Les trois voix de John, Ella et Charles alternent pour nous faire vivre cette caniculaire année 1911, où les tensions et les désirs s'exacerbent, provoquant agressivité et frustration, alors que l'Angleterre est en proie à de violents mouvements sociaux. A travers la vie quotidienne de cette communauté déglinguée, où l'on se demande souvent qui sont les véritables malades mentaux, Anna Hope dévoile toute la maltraitance de la société envers les plus faibles : maltraitance dans la famille, à l'usine ou à l'asile, une société où toute révolte, même minime, contre l'ordre social est vue comme une preuve de faiblesse d'esprit, une dangerosité qui nécessite qu'on la mette à l'écart. C'est pour protéger la structure sociale et préserver la "pureté de la race", que cette société a élaboré les théories eugénistes : la maladie mentale comme tare héréditaire des classes laborieuses, la stérilisation comme méthode radicale de réduire la pauvreté, la révolte sociale envisagée non comme le résultat de l'oppression des classes dominantes mais comme le symptôme de cette faiblesse d'esprit. Mais l'idée d'un homme supérieur que défend Charles va être mise à mal quand il se comparera à ces soi-disant faibles d'esprit bien mieux bâtis et bien plus solides que lui (Qu'est-ce qu'un homme supérieur ? Celui qui a la force, la culture ou le pouvoir ?), et quand il sera lui-même confronté à des désirs qui lui semblent inavouables. On découvrira peu à peu (mais à quel prix...) que le fou n'est pas celui que l'on croit.

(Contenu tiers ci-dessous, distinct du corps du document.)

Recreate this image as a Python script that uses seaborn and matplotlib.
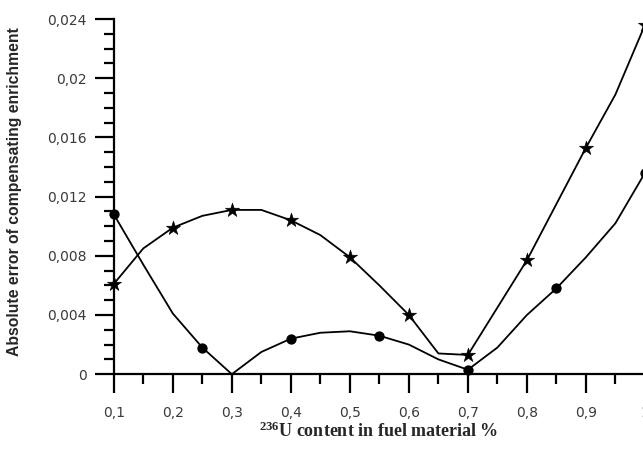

"A quel point la beauté de la vie et du monde le frappait comme une fièvre parfois, mais à quel point tout était entaché par la haine."

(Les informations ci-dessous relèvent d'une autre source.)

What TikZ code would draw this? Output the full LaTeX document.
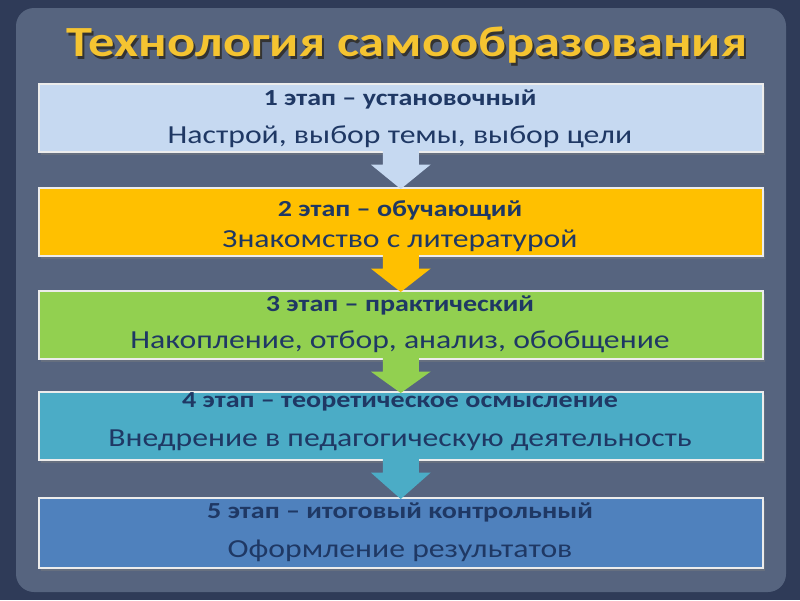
\documentclass[tikz,border=0pt]{standalone}
\usepackage{fontspec}
\setmainfont{Carlito}[FakeStretch=1.22]
\usetikzlibrary{shadows,calc}
\definecolor{bgd}{HTML}{2F3B58}
\definecolor{panel}{HTML}{56647F}
\definecolor{ttl}{HTML}{F5C431}
\definecolor{txt}{HTML}{1F3864}
\definecolor{cA}{HTML}{C6D9F1}
\definecolor{cB}{HTML}{FFC000}
\definecolor{cC}{HTML}{92D050}
\definecolor{cD}{HTML}{4BACC6}
\definecolor{cE}{HTML}{4F81BD}
\begin{document}
\begin{tikzpicture}[x=1pt,y=-1pt,
  stage/.style={draw=white!85!gray,line width=1.5pt,minimum width=724pt,minimum height=68pt,anchor=north west,inner sep=0pt,drop shadow={opacity=0.4,shadow xshift=2pt,shadow yshift=-3pt},text=txt,align=center},
  hd/.style={font=\fontsize{23}{27}\selectfont\bfseries},
  bd/.style={font=\fontsize{26}{30}\selectfont}]
\useasboundingbox (0,0) rectangle (800,600);
\fill[bgd] (0,0) rectangle (800,600);
\fill[panel,rounded corners=18pt] (16,8) rectangle (786,592);
\node[text=black!80,font=\fontsize{43}{48}\selectfont\bfseries] at (409,48) {Технология самообразования};
\node[text=ttl,font=\fontsize{43}{48}\selectfont\bfseries] (title) at (407,45) {Технология самообразования};
\node[stage,fill=cA] (b1) at (38,83) {};
\node[stage,fill=cB] (b2) at (38,187) {};
\node[stage,fill=cC] (b3) at (38,290) {};
\node[stage,fill=cD] (b4) at (38,391) {};
\node[stage,fill=cE,minimum height=70pt] (b5) at (38,497) {};
\foreach \c/\a/\b in {cA/b1/b2,cB/b2/b3,cC/b3/b4,cD/b4/b5}{
  \fill[\c] ($(\a.south)+(-18,-2)$) -- ($(\a.south)+(18,-2)$) -- ($(\a.south)+(18,12)$) -- ($(\a.south)+(30,12)$) -- ($(\b.north)+(0,2)$) -- ($(\a.south)+(-30,12)$) -- ($(\a.south)+(-18,12)$) -- cycle;
}
\node[hd,text=txt] (t1) at (400,99) {1 этап – установочный};
\node[bd,text=txt] (s1) at (400,137) {Настрой, выбор темы, выбор цели};
\node[hd,text=txt] (t2) at (400,210) {2 этап – обучающий};
\node[bd,text=txt] (s2) at (400,241) {Знакомство с литературой};
\node[hd,text=txt] (t3) at (400,305) {3 этап – практический};
\node[bd,text=txt] (s3) at (400,342) {Накопление, отбор, анализ, обобщение};
\node[hd,text=txt] (t4) at (400,402) {4 этап – теоретическое осмысление};
\node[bd,text=txt] (s4) at (400,440) {Внедрение в педагогическую деятельность};
\node[hd,text=txt] (t5) at (400,512) {5 этап – итоговый контрольный};
\node[bd,text=txt] (s5) at (400,551) {Оформление результатов};
\end{tikzpicture}
\end{document}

J'aime les auteurs qui entrelacent aussi habilement petite et grande histoire, questions politiques, théories scientifiques et drames humains, démontant au passage certains de nos préjugés et nous incitant à ne pas nous arrêter à la surface des choses. Et Anna Hope a une plume merveilleuse, à la fois réaliste et délicate, qui décrit admirablement un monde tout en contrastes. On s'y croirait, dans cet enfer, dont on sent autant la chaleur étouffante que la détresse mortifère. A la brutalité et à la cruauté de l'asile s'opposent pourtant l'exubérance et la beauté de la nature, l'amour se confronte à la haine, à la jalousie et au ressentiment, la poésie se raille de la rudesse du monde, la tendresse libère quand la frustration enchaîne. Anna Hope rend à ces aliénés toute leur humanité, leur beauté singulière et leur sensibilité. Un grand roman et un gros coup de cœur.
Le billet tout aussi enthousiaste de Cuné.
Traduit de l'anglais par Elodie Leplat.
Gallimard, coll. "Du monde entier", 2017. - 390 p.